The Teacup galaxy, also known as the Teacup AGN or SDSS J1430+1339 is a low redshift type 2 quasar, showing an extended loop of ionized gas resembling a handle of a teacup, which was discovered by volunteers of the Galaxy Zoo project and labeled as a Voorwerpje.

Galaxy 
The Teacup galaxy is dominated by a bulge and has an asymmetric structure with a shell-like structure and a tidal tail. The shell and tail are signatures of a recent merger of two galaxies. Dust lanes in the system are interpreted as a gas-rich merger. Several candidate star clusters were identified in this galaxy with Hubble Space Telescope images. Observations with the Gran Telescopio Canarias showed that the Teacup Galaxy has a giant reservoir of ionized gas extending up to 111 kpc. The optical/radio bubbles seem to be expanding across this intergalactic medium.

Active galactic nucleus 
Early studies of the Teacup AGN suggested that it is fading, although there was no clear evidence. Observations with VLT/SINFONI showed a blueshifted nuclear outflow with a velocity of 1600–1800 km/s. Observations in x-rays with Swift, XMM-Newton and Chandra revealed a powerful, highly obscured active galactic nucleus. This new result suggests that the AGN might not require fading. The quasar has dimmed by only a factor of 25 or less over the past 100,000 years.

Bubbles 

One bubble was discovered by Galaxy Zoo volunteers in SDSS images as a 5 kpc loop of ionized gas. The loop is dominated by emission lines, such as hydrogen alpha and doubly ionized oxygen, which gives the loop seen in SDSS images a purple color. The emission of [O II] is extremely strong in the Teacup AGN and the quasar 3C 48 shows a similar [O II]/Hβ ratio.

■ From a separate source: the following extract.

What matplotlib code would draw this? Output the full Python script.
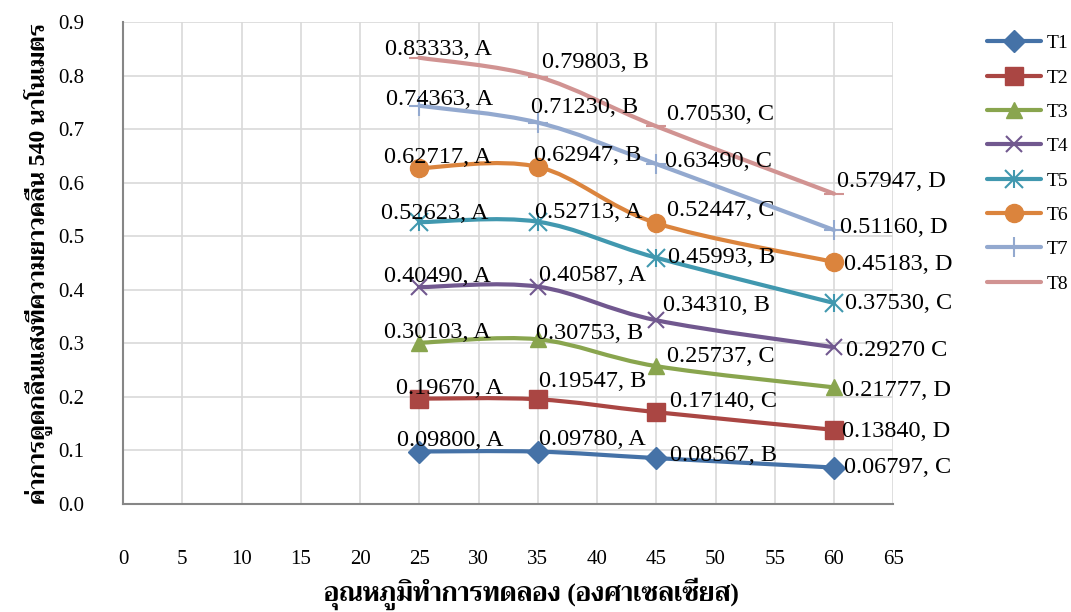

Follow-up observations with the Very Large Array showed two 10-12 kpc bubbles, one "eastern bubble", consistent with the loop in optical observations and a "western bubble", only visible in radio wavelengths. The study also found a bright emission towards the north-east of the AGN, which is consistent with high-velocity ionized gas (-740 km/s). The bubbles are either created by small-scale radio jets or by quasar winds.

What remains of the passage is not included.